Nov 27 '24 19:11 snajpa

Also, does it mean switching memory units too to match disk units?

It probably would be useful if the nicenum formatting function got a hint whether those are memory or disk related numbers, that would eliminate the need to stick always to 1 variant for everything

Nov 27 '24 19:11 snajpa

In this example, it seems weird to express a number of errors in powers of 1024. (I think nobody expects "100K errors" to be 100Ki = 102400 errors).

I wasn't aware that ZFS actually used powers of 1024 to print number of errors, until I read the source code at that time (https://github.com/openzfs/zfs/pull/14596/commits/1a11949bc92d889c4a359017d025690e34269e17?diff=split).

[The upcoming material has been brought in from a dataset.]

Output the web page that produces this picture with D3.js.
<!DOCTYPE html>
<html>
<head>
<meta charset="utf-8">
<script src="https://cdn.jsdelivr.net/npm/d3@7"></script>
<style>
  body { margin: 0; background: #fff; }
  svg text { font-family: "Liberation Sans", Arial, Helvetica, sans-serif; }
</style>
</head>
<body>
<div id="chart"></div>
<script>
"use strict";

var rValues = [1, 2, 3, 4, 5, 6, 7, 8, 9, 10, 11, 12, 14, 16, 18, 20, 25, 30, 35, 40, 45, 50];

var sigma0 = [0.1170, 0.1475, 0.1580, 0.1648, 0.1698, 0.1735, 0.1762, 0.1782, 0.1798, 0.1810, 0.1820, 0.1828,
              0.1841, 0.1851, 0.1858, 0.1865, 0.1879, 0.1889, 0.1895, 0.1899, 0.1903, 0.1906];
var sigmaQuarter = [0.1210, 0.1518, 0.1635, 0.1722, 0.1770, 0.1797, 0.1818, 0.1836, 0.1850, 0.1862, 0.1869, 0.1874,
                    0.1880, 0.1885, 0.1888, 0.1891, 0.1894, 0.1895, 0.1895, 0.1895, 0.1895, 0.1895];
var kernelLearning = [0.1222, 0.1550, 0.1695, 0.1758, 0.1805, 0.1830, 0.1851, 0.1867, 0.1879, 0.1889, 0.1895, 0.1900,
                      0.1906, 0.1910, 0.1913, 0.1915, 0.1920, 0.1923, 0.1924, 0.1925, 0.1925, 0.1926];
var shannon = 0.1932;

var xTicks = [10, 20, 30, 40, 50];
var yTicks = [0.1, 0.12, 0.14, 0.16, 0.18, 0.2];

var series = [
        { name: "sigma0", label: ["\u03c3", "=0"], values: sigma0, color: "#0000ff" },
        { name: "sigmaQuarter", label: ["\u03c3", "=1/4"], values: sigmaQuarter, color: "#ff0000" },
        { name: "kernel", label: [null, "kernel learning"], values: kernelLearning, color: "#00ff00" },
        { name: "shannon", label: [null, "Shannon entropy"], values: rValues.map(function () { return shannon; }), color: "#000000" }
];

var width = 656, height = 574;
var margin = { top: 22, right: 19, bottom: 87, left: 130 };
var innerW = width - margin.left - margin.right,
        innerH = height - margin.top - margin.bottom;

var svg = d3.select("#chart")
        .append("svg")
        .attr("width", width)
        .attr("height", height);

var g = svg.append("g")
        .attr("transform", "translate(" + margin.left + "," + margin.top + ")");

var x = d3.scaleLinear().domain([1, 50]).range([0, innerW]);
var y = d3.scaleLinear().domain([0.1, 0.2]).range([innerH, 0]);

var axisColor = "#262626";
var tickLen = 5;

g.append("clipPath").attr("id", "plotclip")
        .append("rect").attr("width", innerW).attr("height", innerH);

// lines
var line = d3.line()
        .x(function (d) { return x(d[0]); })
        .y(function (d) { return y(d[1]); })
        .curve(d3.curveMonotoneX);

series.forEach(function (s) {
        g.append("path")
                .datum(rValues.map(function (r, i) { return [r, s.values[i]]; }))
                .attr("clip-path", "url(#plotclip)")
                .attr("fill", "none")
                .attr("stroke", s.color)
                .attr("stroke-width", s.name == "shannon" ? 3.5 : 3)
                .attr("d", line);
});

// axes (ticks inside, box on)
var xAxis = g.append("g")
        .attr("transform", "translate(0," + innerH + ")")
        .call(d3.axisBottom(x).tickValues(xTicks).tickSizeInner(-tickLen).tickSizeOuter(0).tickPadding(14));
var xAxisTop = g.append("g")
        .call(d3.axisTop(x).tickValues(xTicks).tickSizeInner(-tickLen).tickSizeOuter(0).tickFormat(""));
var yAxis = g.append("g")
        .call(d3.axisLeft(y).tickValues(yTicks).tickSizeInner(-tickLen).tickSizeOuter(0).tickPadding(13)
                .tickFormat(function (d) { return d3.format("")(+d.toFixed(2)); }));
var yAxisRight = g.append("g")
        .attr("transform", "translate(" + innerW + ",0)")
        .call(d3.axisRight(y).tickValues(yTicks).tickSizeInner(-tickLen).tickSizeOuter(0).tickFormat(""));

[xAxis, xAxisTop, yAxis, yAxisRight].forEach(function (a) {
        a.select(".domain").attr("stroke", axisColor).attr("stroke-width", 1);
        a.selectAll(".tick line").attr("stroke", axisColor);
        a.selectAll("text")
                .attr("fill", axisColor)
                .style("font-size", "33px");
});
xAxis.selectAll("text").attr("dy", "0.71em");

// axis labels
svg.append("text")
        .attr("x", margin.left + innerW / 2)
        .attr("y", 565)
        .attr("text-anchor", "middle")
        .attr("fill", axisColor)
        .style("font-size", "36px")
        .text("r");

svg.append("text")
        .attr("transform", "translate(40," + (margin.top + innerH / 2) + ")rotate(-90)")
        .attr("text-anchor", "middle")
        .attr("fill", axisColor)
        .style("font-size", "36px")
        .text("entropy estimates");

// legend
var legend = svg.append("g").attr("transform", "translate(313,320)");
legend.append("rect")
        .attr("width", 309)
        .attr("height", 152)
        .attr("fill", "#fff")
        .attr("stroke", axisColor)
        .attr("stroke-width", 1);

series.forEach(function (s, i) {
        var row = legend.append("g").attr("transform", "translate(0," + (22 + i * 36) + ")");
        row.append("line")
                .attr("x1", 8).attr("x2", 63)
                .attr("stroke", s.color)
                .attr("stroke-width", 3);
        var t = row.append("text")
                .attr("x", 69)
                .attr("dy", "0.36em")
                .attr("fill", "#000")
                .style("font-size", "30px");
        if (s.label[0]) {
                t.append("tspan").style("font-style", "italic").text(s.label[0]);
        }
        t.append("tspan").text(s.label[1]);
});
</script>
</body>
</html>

I don't think most people aware this behavior because it is indeed weird. Therefore I still think it should at least be documented.

Jan 06 '25 20:01 Low-power

It might make sense to use lower-case k, m, etc. for non-byte powers of 1000 for error numbers and other values which have no particular reason to be base 1024 and keep the byte values upper-case power of 1024. In my experience with parted, which made a similar switch, the ambiguity of having your input "corrected" to valid multiples of page size, sector size, or whatever other power of 2 constraint existed, was more confusing than just using fdisk.

In particular, I don't think it should be possible to do something like recordsize=131.072K. I think if the units currently being displayed are SI then the only valid inputs should be 131072 131072B 128KiB Anything else should print an error regarding ambiguous units. The whole benefit of standard units is a lack of ambiguity, so switching to them but still allow ambiguous non-standard variants appears counterproductive.

Feb 07 '25 04:02 useranon350

It was brought up on yesterday leadership call, and discussed that it would be nice instead of a global switch (which would be a permanent "holy war") to somehow identify without hardcoding a list, which parameters are byte-based and should use 1024 powers, and which are not and should use 1000. Though it might be non-trivial and possibly error-prone how to parse some "1K" value, submitted by user.

Jun 18 '25 17:06 amotin

and which are not and should use 1000.

This means that suddenly, values are previously displayed using powers of 1024 will use 1000 instead. This would be an unexpected change of behavior, and should therefore be avoided.

Jun 19 '25 19:06 Low-power